DIFFERENT GENRES, DIFFERENT REASONS
Science fiction appeals because of the desire for science or intellectualism to triumph over problems or challenges.
Romance appeals because of the desire for love and belonging.
Mystery appeals because of the desire for justice.
Fantasy appeals because of the desire for imagination and magic to conquer problems.
Horror appeals because of the desire for good to triumph over evil.
Now, you may not watch some spatter punk film or read some gross gore horror and see it as good triumphant over evil. Nevertheless, that is what it's all about.
You can take any horror book or film and boil it down to its basic components, and you'll find it's always a battle of good versus evil. At least the successful examples of this genre are. The unsuccessful examples probably were meant to be that, but somewhere along the way, the story had an identity crisis. probably because the writer didn't know the genre well enough to understand its dynamics.
FROM CAVEMAN TO URBAN MAN
The horror story is ancient. I imagine some caveman telling stories around the campfire tried to scare the T-Rex out of his listeners. Horror connects with those not-so-logical parts of our brains. The primitive parts that tell us to get scared by what goes bump in the night. Stories from ancient times to today's urban myths are the end result, and people voluntarily listen, read, or watch in order to be frightened and to subsequently be reassured that good wins over the evil.
The Horror genre has always reflected the anxieties of each generation. In the original Dracula film NOSFERATU, the story wasn't just about a vampire. It was a metaphor for the seemingly senseless and random deaths in the first world war and the later world flu epidemic.
The Dracula tale is told anew for each generation. Even George Hamilton's comic turn as the Count in LOVE AT FIRST BITE was a reflection of the superficial, hedonistic 1970s disco party decade and the greed-is-good 1980s that was rising.
What's really interesting is to take older horror films and contrast them with remakes to see what group stars as the villain and what the message is.
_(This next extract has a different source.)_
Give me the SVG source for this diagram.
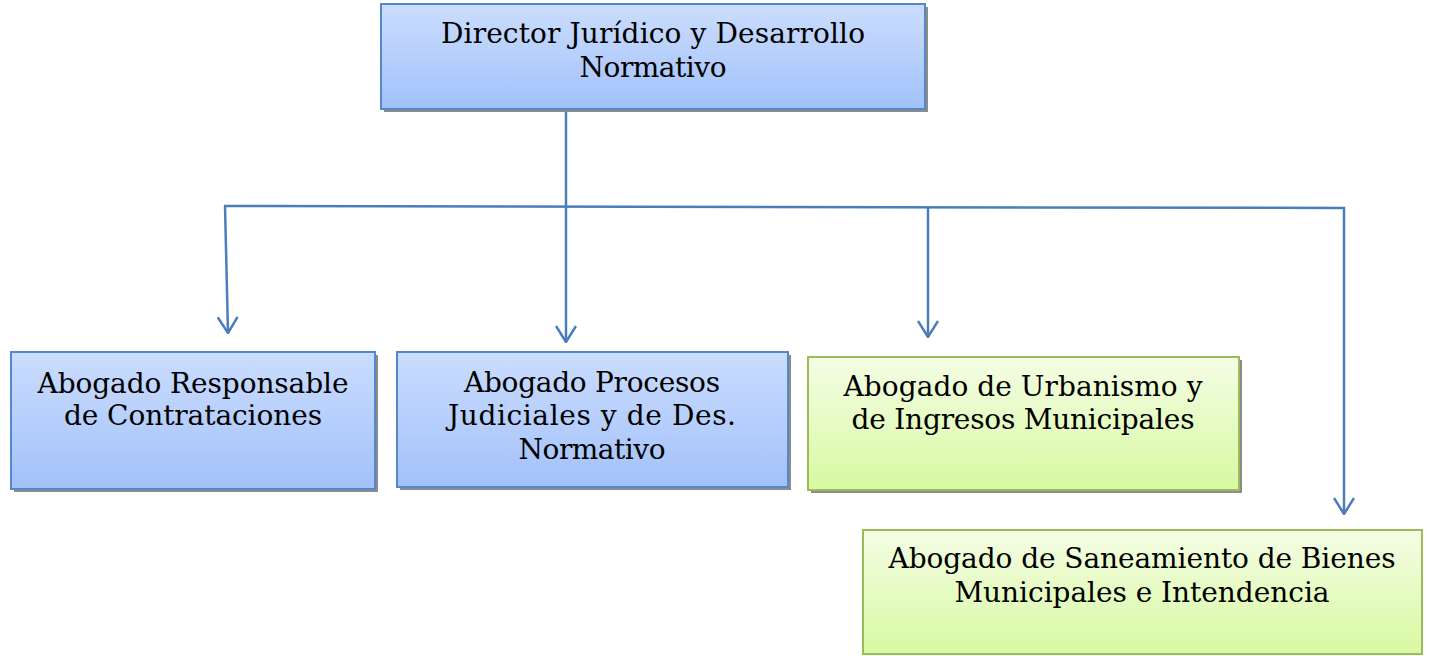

In previous decades, vampires, mummies, Wolf Man, and zombies starred as monsters. After the war with the threat of nuclear bombs, aliens and robots were the monster along with giant insects and other animals. All these reflected fears arising from the unknown. From UFOs to the effects of radiation, people were worried and writers and movie makers used this in their work.
MODERN MONSTERS
Today, even with amazing visual effects, it's hard to create a really terrible monster when the evening news is full of stories about serial killers, war deaths, kids rampaging through schools, and parents murdering their own children. So tellers of tales ramp up the horror thus giving us Thomas Harris's books about Hannibal Lecter and movies like the Morgan Freeman-Brad Pitt flick Se7en.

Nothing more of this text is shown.